Aim:
Return the data exactly, with all pictures removed.

== Data block ==

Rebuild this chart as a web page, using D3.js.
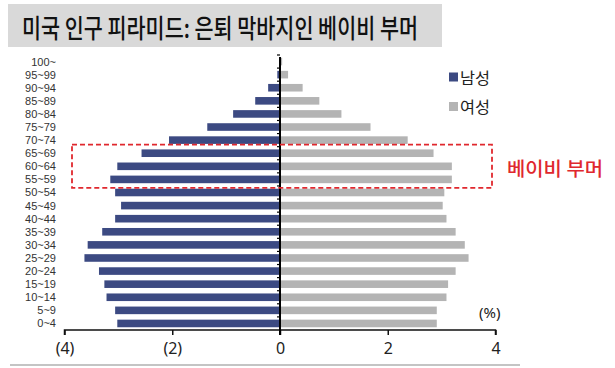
<!DOCTYPE html>
<html><head><meta charset="utf-8">
<script src="https://cdn.jsdelivr.net/npm/d3@7"></script>
<style>
body{margin:0;background:#fff;}
svg{display:block;font-family:"Noto Sans CJK KR","Noto Sans",sans-serif;}
</style></head>
<body><svg id="c" width="615" height="368"></svg>
<script>
const ageGroups = ["0~4","5~9","10~14","15~19","20~24","25~29","30~34","35~39","40~44","45~49","50~54","55~59","60~64","65~69","70~74","75~79","80~84","85~89","90~94","95~99","100~"];
const maleValues = [3.02,3.06,3.22,3.26,3.36,3.63,3.57,3.30,3.06,2.95,3.06,3.15,3.02,2.57,2.06,1.35,0.87,0.46,0.22,0.05,0.01];
const femaleValues = [2.91,2.91,3.09,3.12,3.26,3.50,3.43,3.26,3.09,3.02,3.05,3.19,3.19,2.85,2.37,1.68,1.14,0.73,0.42,0.15,0.04];
const xTicks = [-4,-2,0,2,4];
const xTickLabels = ["(4)","(2)","0","2","4"];
const seriesNames = ["남성","여성"];
const highlightGroups = ["55~59","60~64","65~69"];

const svg = d3.select("#c");
const navy = "#3c4a82", grey = "#b4b4b4";

// title band
svg.append("rect").attr("x",8).attr("y",4).attr("width",434).attr("height",43).attr("fill","#d9d9d9");
svg.append("text").attr("x",22).attr("y",37.5).attr("font-size",26).attr("font-weight",500)
  .attr("textLength",396).attr("lengthAdjust","spacingAndGlyphs")
  .attr("fill","#111").text("미국 인구 피라미드: 은퇴 막바지인 베이비 부머");

const x = d3.scaleLinear().domain([-4,4]).range([64.5,495.5]);
const y = d3.scaleBand().domain(ageGroups).range([330,55]).paddingInner(0.42).paddingOuter(0.21);

const g = svg.append("g");
g.selectAll("rect.m").data(ageGroups).join("rect")
  .attr("x",(d,i)=>x(-maleValues[i])).attr("y",d=>y(d))
  .attr("width",(d,i)=>x(0)-x(-maleValues[i])).attr("height",y.bandwidth()).attr("fill",navy);
g.selectAll("rect.f").data(ageGroups).join("rect")
  .attr("x",x(0)).attr("y",d=>y(d))
  .attr("width",(d,i)=>x(femaleValues[i])-x(0)).attr("height",y.bandwidth()).attr("fill",grey);

// x axis
const xa = svg.append("g").attr("transform","translate(0,330)")
  .call(d3.axisBottom(x).tickValues(xTicks).tickSize(5).tickFormat((d,i)=>xTickLabels[i]));
xa.select(".domain").attr("stroke","#111").attr("stroke-width",1.5).attr("d",`M${x(-4)},5V0H${x(4)}V5`);
xa.selectAll(".tick line").attr("stroke","#111").attr("stroke-width",1.5);
xa.selectAll(".tick text").attr("font-size",16).attr("fill","#222").attr("dy","1.0em")
  .attr("font-family","'Noto Sans',sans-serif");

// vertical axis at zero
svg.append("line").attr("x1",x(0)).attr("x2",x(0)).attr("y1",57).attr("y2",335)
  .attr("stroke","#000").attr("stroke-width",2);
const step = y.step();
svg.selectAll("line.vt").data(ageGroups).join("line")
  .attr("x1",x(0)-3).attr("x2",x(0))
  .attr("y1",d=>y(d)-y.paddingInner()*step/2).attr("y2",d=>y(d)-y.paddingInner()*step/2)
  .attr("stroke","#000").attr("stroke-width",1.2);

// y labels
svg.selectAll("text.yl").data(ageGroups).join("text")
  .attr("x",56).attr("y",d=>y(d)+y.bandwidth()/2).attr("dy","0.36em")
  .attr("text-anchor","end").attr("font-size",11).attr("fill","#333")
  .attr("font-family","'Liberation Sans',Arial,sans-serif").text(d=>d);

// legend
const leg = svg.append("g");
[navy,grey].forEach((c,i)=>{
  leg.append("rect").attr("x",449).attr("y",72.5+i*29.5).attr("width",9).attr("height",9).attr("fill",c);
  leg.append("text").attr("x",460).attr("y",83.5+i*29.5).attr("font-size",16).attr("fill","#222")
    .attr("textLength",30).attr("lengthAdjust","spacingAndGlyphs").text(seriesNames[i]);
});

// highlight box
const boxTop = y(highlightGroups[2]) - y.paddingInner()*step/2 - 2;
const boxBot = y(highlightGroups[0]) + y.bandwidth() + y.paddingInner()*step/2 + 2;
svg.append("rect").attr("x",72).attr("y",boxTop).attr("width",420).attr("height",boxBot-boxTop)
  .attr("fill","none").attr("stroke","#e0282e").attr("stroke-width",1.8).attr("stroke-dasharray","5,3");
svg.append("text").attr("x",507).attr("y",176).attr("font-size",19).attr("font-weight",500)
  .attr("textLength",96).attr("lengthAdjust","spacingAndGlyphs")
  .attr("fill","#e0282e").text("베이비 부머");

// unit
svg.append("text").attr("x",479).attr("y",318).attr("font-size",15).attr("fill","#222")
  .attr("font-family","'Noto Sans',sans-serif").text("(%)");

// bottom rule
svg.append("line").attr("x1",10).attr("x2",520).attr("y1",365).attr("y2",365).attr("stroke","#b0b0b0").attr("stroke-width",1.5);
</script></body></html>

===

Output:
Rebuild this chart as a web page, using D3.js.
<!DOCTYPE html>
<html><head><meta charset="utf-8">
<script src="https://cdn.jsdelivr.net/npm/d3@7"></script>
<style>
body{margin:0;background:#fff;}
svg{display:block;font-family:"Noto Sans CJK KR","Noto Sans",sans-serif;}
</style></head>
<body><svg id="c" width="615" height="368"></svg>
<script>
const ageGroups = ["0~4","5~9","10~14","15~19","20~24","25~29","30~34","35~39","40~44","45~49","50~54","55~59","60~64","65~69","70~74","75~79","80~84","85~89","90~94","95~99","100~"];
const maleValues = [3.02,3.06,3.22,3.26,3.36,3.63,3.57,3.30,3.06,2.95,3.06,3.15,3.02,2.57,2.06,1.35,0.87,0.46,0.22,0.05,0.01];
const femaleValues = [2.91,2.91,3.09,3.12,3.26,3.50,3.43,3.26,3.09,3.02,3.05,3.19,3.19,2.85,2.37,1.68,1.14,0.73,0.42,0.15,0.04];
const xTicks = [-4,-2,0,2,4];
const xTickLabels = ["(4)","(2)","0","2","4"];
const seriesNames = ["남성","여성"];
const highlightGroups = ["55~59","60~64","65~69"];

const svg = d3.select("#c");
const navy = "#3c4a82", grey = "#b4b4b4";

// title band
svg.append("rect").attr("x",8).attr("y",4).attr("width",434).attr("height",43).attr("fill","#d9d9d9");
svg.append("text").attr("x",22).attr("y",37.5).attr("font-size",26).attr("font-weight",500)
  .attr("textLength",396).attr("lengthAdjust","spacingAndGlyphs")
  .attr("fill","#111").text("미국 인구 피라미드: 은퇴 막바지인 베이비 부머");

const x = d3.scaleLinear().domain([-4,4]).range([64.5,495.5]);
const y = d3.scaleBand().domain(ageGroups).range([330,55]).paddingInner(0.42).paddingOuter(0.21);

const g = svg.append("g");
g.selectAll("rect.m").data(ageGroups).join("rect")
  .attr("x",(d,i)=>x(-maleValues[i])).attr("y",d=>y(d))
  .attr("width",(d,i)=>x(0)-x(-maleValues[i])).attr("height",y.bandwidth()).attr("fill",navy);
g.selectAll("rect.f").data(ageGroups).join("rect")
  .attr("x",x(0)).attr("y",d=>y(d))
  .attr("width",(d,i)=>x(femaleValues[i])-x(0)).attr("height",y.bandwidth()).attr("fill",grey);

// x axis
const xa = svg.append("g").attr("transform","translate(0,330)")
  .call(d3.axisBottom(x).tickValues(xTicks).tickSize(5).tickFormat((d,i)=>xTickLabels[i]));
xa.select(".domain").attr("stroke","#111").attr("stroke-width",1.5).attr("d",`M${x(-4)},5V0H${x(4)}V5`);
xa.selectAll(".tick line").attr("stroke","#111").attr("stroke-width",1.5);
xa.selectAll(".tick text").attr("font-size",16).attr("fill","#222").attr("dy","1.0em")
  .attr("font-family","'Noto Sans',sans-serif");

// vertical axis at zero
svg.append("line").attr("x1",x(0)).attr("x2",x(0)).attr("y1",57).attr("y2",335)
  .attr("stroke","#000").attr("stroke-width",2);
const step = y.step();
svg.selectAll("line.vt").data(ageGroups).join("line")
  .attr("x1",x(0)-3).attr("x2",x(0))
  .attr("y1",d=>y(d)-y.paddingInner()*step/2).attr("y2",d=>y(d)-y.paddingInner()*step/2)
  .attr("stroke","#000").attr("stroke-width",1.2);

// y labels
svg.selectAll("text.yl").data(ageGroups).join("text")
  .attr("x",56).attr("y",d=>y(d)+y.bandwidth()/2).attr("dy","0.36em")
  .attr("text-anchor","end").attr("font-size",11).attr("fill","#333")
  .attr("font-family","'Liberation Sans',Arial,sans-serif").text(d=>d);

// legend
const leg = svg.append("g");
[navy,grey].forEach((c,i)=>{
  leg.append("rect").attr("x",449).attr("y",72.5+i*29.5).attr("width",9).attr("height",9).attr("fill",c);
  leg.append("text").attr("x",460).attr("y",83.5+i*29.5).attr("font-size",16).attr("fill","#222")
    .attr("textLength",30).attr("lengthAdjust","spacingAndGlyphs").text(seriesNames[i]);
});

// highlight box
const boxTop = y(highlightGroups[2]) - y.paddingInner()*step/2 - 2;
const boxBot = y(highlightGroups[0]) + y.bandwidth() + y.paddingInner()*step/2 + 2;
svg.append("rect").attr("x",72).attr("y",boxTop).attr("width",420).attr("height",boxBot-boxTop)
  .attr("fill","none").attr("stroke","#e0282e").attr("stroke-width",1.8).attr("stroke-dasharray","5,3");
svg.append("text").attr("x",507).attr("y",176).attr("font-size",19).attr("font-weight",500)
  .attr("textLength",96).attr("lengthAdjust","spacingAndGlyphs")
  .attr("fill","#e0282e").text("베이비 부머");

// unit
svg.append("text").attr("x",479).attr("y",318).attr("font-size",15).attr("fill","#222")
  .attr("font-family","'Noto Sans',sans-serif").text("(%)");

// bottom rule
svg.append("line").attr("x1",10).attr("x2",520).attr("y1",365).attr("y2",365).attr("stroke","#b0b0b0").attr("stroke-width",1.5);
</script></body></html>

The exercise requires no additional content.